Anne quickly identified that the women’s motivation to join the orchestra was simply one of survival, because their choice otherwise was to face immediate death. Story after story was told of young women and their families being separated upon arrival into two lines: one for old (over 40), young and infirm who would be led immediately to the gas chambers. The other line was for those classed as fit for work, to be showered, deloused and have all their hair cut off. Their nationalities included Hungarian, Greek, Polish and Dutch in addition to Jews from Germany.
While Anne was at pains to give full justice to all the members of the orchestra, she highlighted the prominent role of Alma Rosé, niece of composer Gustav Mahler, who was deported to Auschwitz, where she conducted the women’s orchestra before dying of a sudden illness in 1944. Alma was an inspiration, ensuring that the orchestra performed to a high standard, while attempting to save as many lives as possible.
Maria Mandl, or Mandel, was a notorious sadistic camp guard who was in charge of the orchestra, acting brutally to any women disobeying her orders, but also basking in the success they achieved.
Anne invited the audience to reflect on how all these characters managed to work as a team to produce such wonderful music, amid the horror of their situation.

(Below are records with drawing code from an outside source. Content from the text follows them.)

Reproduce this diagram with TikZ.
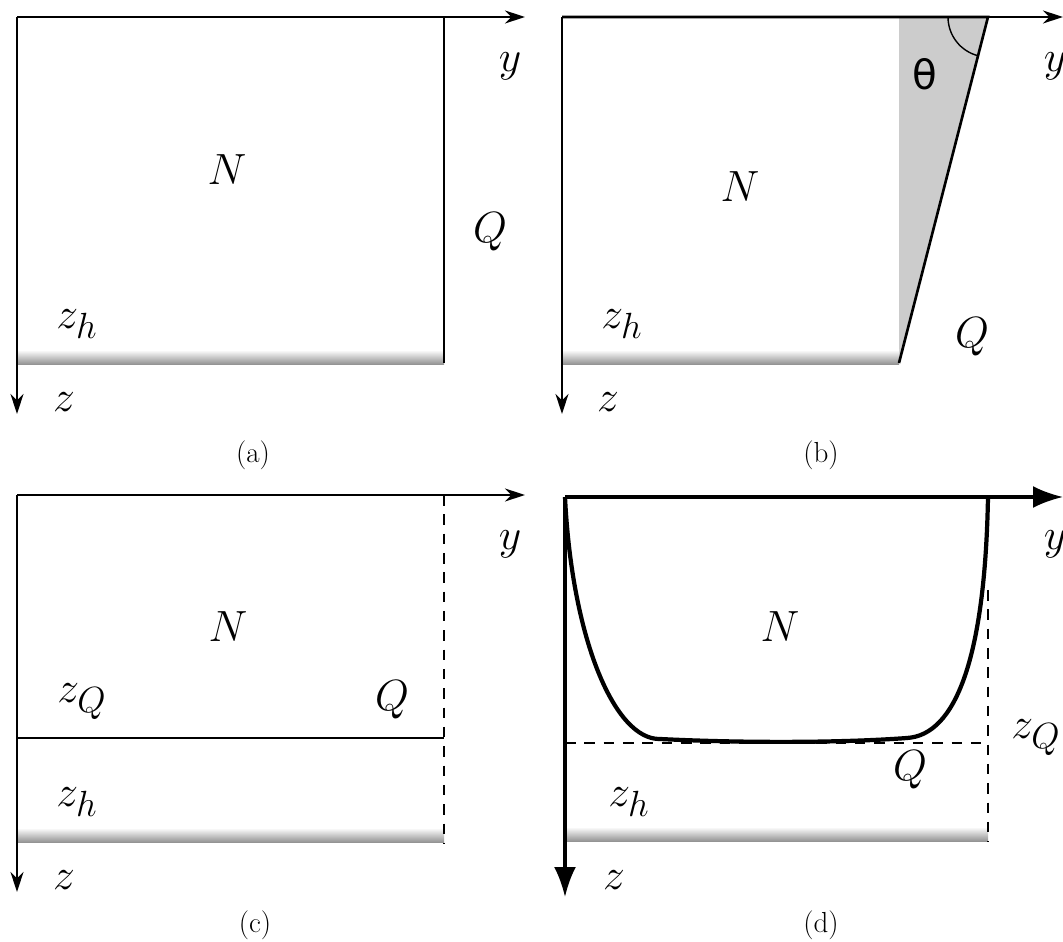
\documentclass[tikz,border=0pt]{standalone}
\usepackage{fontspec}
\newfontfamily\greekfont{DejaVu Sans}
\usetikzlibrary{arrows.meta}
\tikzset{
	axis/.style={-{Stealth[length=4mm, width=2.6mm]}, line width=0.9pt},
	boldaxis/.style={-{Latex[length=6mm, width=4.4mm]}, line width=1.8pt},
	wall/.style={line width=1.5pt},
	bank/.style={line width=2.4pt},
	guide/.style={dashed, line width=0.8pt, dash pattern=on 6pt off 5pt},
	sediment/.style={top color=white, bottom color=black!45},
	sym/.style={font=\fontsize{29}{32}\selectfont},
	caption/.style={font=\fontsize{16.5}{18}\selectfont},
}
\begin{document}
\begin{tikzpicture}[x=0.02cm, y=0.02cm]
	\useasboundingbox (0,0) rectangle (1063,-942);
	% (a) vertical wall
	\shade[sediment] (17,-350) rectangle (444,-365);
	\draw[wall] (17,-17) -- (444,-17) -- (444,-363);
	\draw[axis] (17,-17) -- (525,-17);
	\draw[axis] (17,-17) -- (17,-414);
	\node[sym] (ya) at (510,-66) {$y$};
	\node[sym] (za) at (64,-402) {$z$};
	\node[sym] (Na) at (227,-170) {$N$};
	\node[sym] (Qa) at (490,-232) {$Q$};
	\node[sym] (zha) at (77,-324) {$z_h$};
	\node[caption] (capa) at (253,-455) {(a)};
	% (b) inclined wall
	\fill[black!20] (899,-17) -- (988,-17) -- (899,-363) -- cycle;
	\shade[sediment] (562,-350) rectangle (899,-365);
	\draw[wall] (562,-17) -- (988,-17) -- (899,-363);
	\draw[line width=0.8pt] (948,-17) arc[start angle=180, end angle=256, radius=40];
	\draw[axis] (562,-17) -- (1063,-17);
	\draw[axis] (562,-17) -- (562,-414);
	\node[font=\greekfont\fontsize{23}{25}\selectfont] (th) at (925,-74) {θ};
	\node[sym] (yb) at (1055,-66) {$y$};
	\node[sym] (zb) at (608,-402) {$z$};
	\node[sym] (Nb) at (740,-187) {$N$};
	\node[sym] (Qb) at (972,-337) {$Q$};
	\node[sym] (zhb) at (622,-324) {$z_h$};
	\node[caption] (capb) at (821,-455) {(b)};
	% (c) horizontal interface
	\shade[sediment] (17,-828) rectangle (444,-843);
	\draw[wall] (17,-495) -- (444,-495);
	\draw[wall] (17,-738) -- (444,-738);
	\draw[guide] (444,-495) -- (444,-843);
	\draw[axis] (17,-495) -- (525,-495);
	\draw[axis] (17,-495) -- (17,-892);
	\node[sym] (yc) at (510,-544) {$y$};
	\node[sym] (zc) at (64,-880) {$z$};
	\node[sym] (Nc) at (228,-627) {$N$};
	\node[sym] (zQc) at (82,-702) {$z_Q$};
	\node[sym] (Qc) at (392,-700) {$Q$};
	\node[sym] (zhc) at (77,-802) {$z_h$};
	\node[caption] (capc) at (255,-925) {(c)};
	% (d) curved interface
	\shade[sediment] (565,-827) rectangle (988,-842);
	\draw[guide] (565,-743) -- (988,-743);
	\draw[guide] (988,-590) -- (988,-842);
	\draw[bank] (565,-497) .. controls (572,-640) and (615,-740) .. (660,-739)
		.. controls (740,-743) and (840,-743) .. (907,-738)
		.. controls (955,-735) and (985,-660) .. (988,-497);
	\draw[boldaxis] (565,-497) -- (1063,-497);
	\draw[boldaxis] (565,-497) -- (565,-897);
	\node[sym] (yd) at (1055,-544) {$y$};
	\node[sym] (zd) at (614,-880) {$z$};
	\node[sym] (Nd) at (780,-627) {$N$};
	\node[sym] (zQd) at (1036,-738) {$z_Q$};
	\node[sym] (Qd) at (910,-770) {$Q$};
	\node[sym] (zhd) at (629,-802) {$z_h$};
	\node[caption] (capd) at (821,-925) {(d)};
\end{tikzpicture}
\end{document}
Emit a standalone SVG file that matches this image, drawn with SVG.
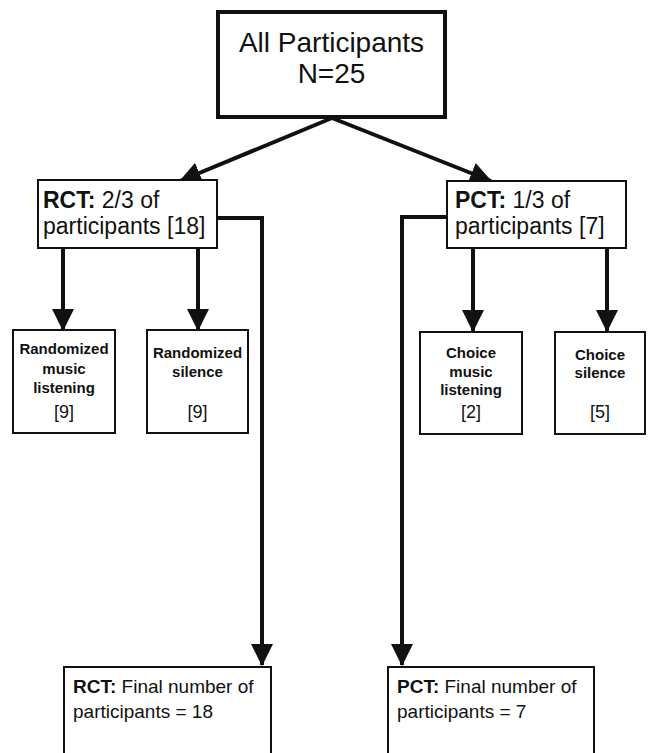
<svg xmlns="http://www.w3.org/2000/svg" width="649" height="753" viewBox="0 0 649 753">
<style>
.box{fill:#fff;stroke:#111;stroke-width:2}
.big{fill:#fff;stroke:#111;stroke-width:4}
.t{font-family:"Liberation Sans",Arial,Helvetica,sans-serif;fill:#111}
.c{stroke:#111;stroke-width:4;fill:none}
.b{font-weight:bold}
.s{font-size:15px;font-weight:bold;text-anchor:middle}
.n{font-size:18px;text-anchor:middle}
</style>
<defs>
<marker id="ah" markerUnits="userSpaceOnUse" markerWidth="22" markerHeight="22" viewBox="0 0 20 20" refX="19" refY="10" orient="auto">
<path d="M0,0 L20,10 L0,20 Z" fill="#111"/>
</marker>
</defs>
<rect width="649" height="753" fill="#fff"/>
<g id="connectors">
<line class="c" x1="332" y1="118" x2="180" y2="181" marker-end="url(#ah)"/>
<line class="c" x1="332" y1="118" x2="491" y2="181" marker-end="url(#ah)"/>
<line class="c" x1="63" y1="249" x2="63" y2="330" marker-end="url(#ah)"/>
<line class="c" x1="198" y1="249" x2="198" y2="330" marker-end="url(#ah)"/>
<line class="c" x1="473" y1="249" x2="473" y2="331" marker-end="url(#ah)"/>
<line class="c" x1="607" y1="249" x2="607" y2="331" marker-end="url(#ah)"/>
<polyline class="c" points="218,218 262,218 262,665" marker-end="url(#ah)"/>
<polyline class="c" points="446,217 402,217 402,665" marker-end="url(#ah)"/>
</g>
<g id="all">
<rect class="big" x="218" y="12" width="227" height="105"/>
<text class="t" x="331.5" y="52" font-size="28" text-anchor="middle">All Participants</text>
<text class="t" x="331.5" y="83" font-size="28" text-anchor="middle">N=25</text>
</g>
<g id="rct">
<rect class="box" x="38" y="180" width="179" height="68"/>
<text class="t" x="43" y="208" font-size="23"><tspan class="b">RCT:</tspan> 2/3 of</text>
<text class="t" x="43" y="234" font-size="23">participants [18]</text>
</g>
<g id="pct">
<rect class="box" x="447" y="181" width="179" height="67"/>
<text class="t" x="455" y="208" font-size="23"><tspan class="b">PCT:</tspan> 1/3 of</text>
<text class="t" x="455" y="234" font-size="23">participants [7]</text>
</g>
<g id="rand-music">
<rect class="box" x="13" y="330" width="102" height="103"/>
<text class="t s" x="64" y="354">Randomized</text>
<text class="t s" x="64" y="374">music</text>
<text class="t s" x="64" y="393">listening</text>
<text class="t n" x="64" y="418">[9]</text>
</g>
<g id="rand-silence">
<rect class="box" x="147" y="330" width="101" height="103"/>
<text class="t s" x="197.5" y="358">Randomized</text>
<text class="t s" x="197.5" y="377">silence</text>
<text class="t n" x="197.5" y="418">[9]</text>
</g>
<g id="choice-music">
<rect class="box" x="420" y="332" width="102" height="102"/>
<text class="t s" x="471" y="358">Choice</text>
<text class="t s" x="471" y="377">music</text>
<text class="t s" x="471" y="395">listening</text>
<text class="t n" x="471" y="418">[2]</text>
</g>
<g id="choice-silence">
<rect class="box" x="555" y="332" width="90" height="102"/>
<text class="t s" x="600" y="360">Choice</text>
<text class="t s" x="600" y="378">silence</text>
<text class="t n" x="600" y="418">[5]</text>
</g>
<g id="rct-final">
<rect class="box" x="64" y="667" width="207" height="100"/>
<text class="t" x="73" y="693" font-size="19"><tspan class="b">RCT:</tspan> Final number of</text>
<text class="t" x="73" y="718" font-size="19">participants = 18</text>
</g>
<g id="pct-final">
<rect class="box" x="388" y="667" width="206" height="100"/>
<text class="t" x="397" y="693" font-size="19"><tspan class="b">PCT:</tspan> Final number of</text>
<text class="t" x="397" y="718" font-size="19">participants = 7</text>
</g>
</svg>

Upon inviting questions from the audience, consternation occurred when an old lady sitting on the front row, adjacent to the reviewer, suddenly took the microphone to say that her family had experienced similar atrocities and that she endorsed Anne’s presentation as a true representation of the dreadful events from the war.
Waves of emotion understandably took hold of all concerned for a little while until normal questions were able to continue.
Upon the audience leaving the venue, spilling into the bright sunshine where people were happily eating and drinking in the Henley market square, one member commented that we were luckily returning to a completely different world than that of the horrors that we had just heard about.
Thank you to Anne Sebba for telling a remarkable story that must be told.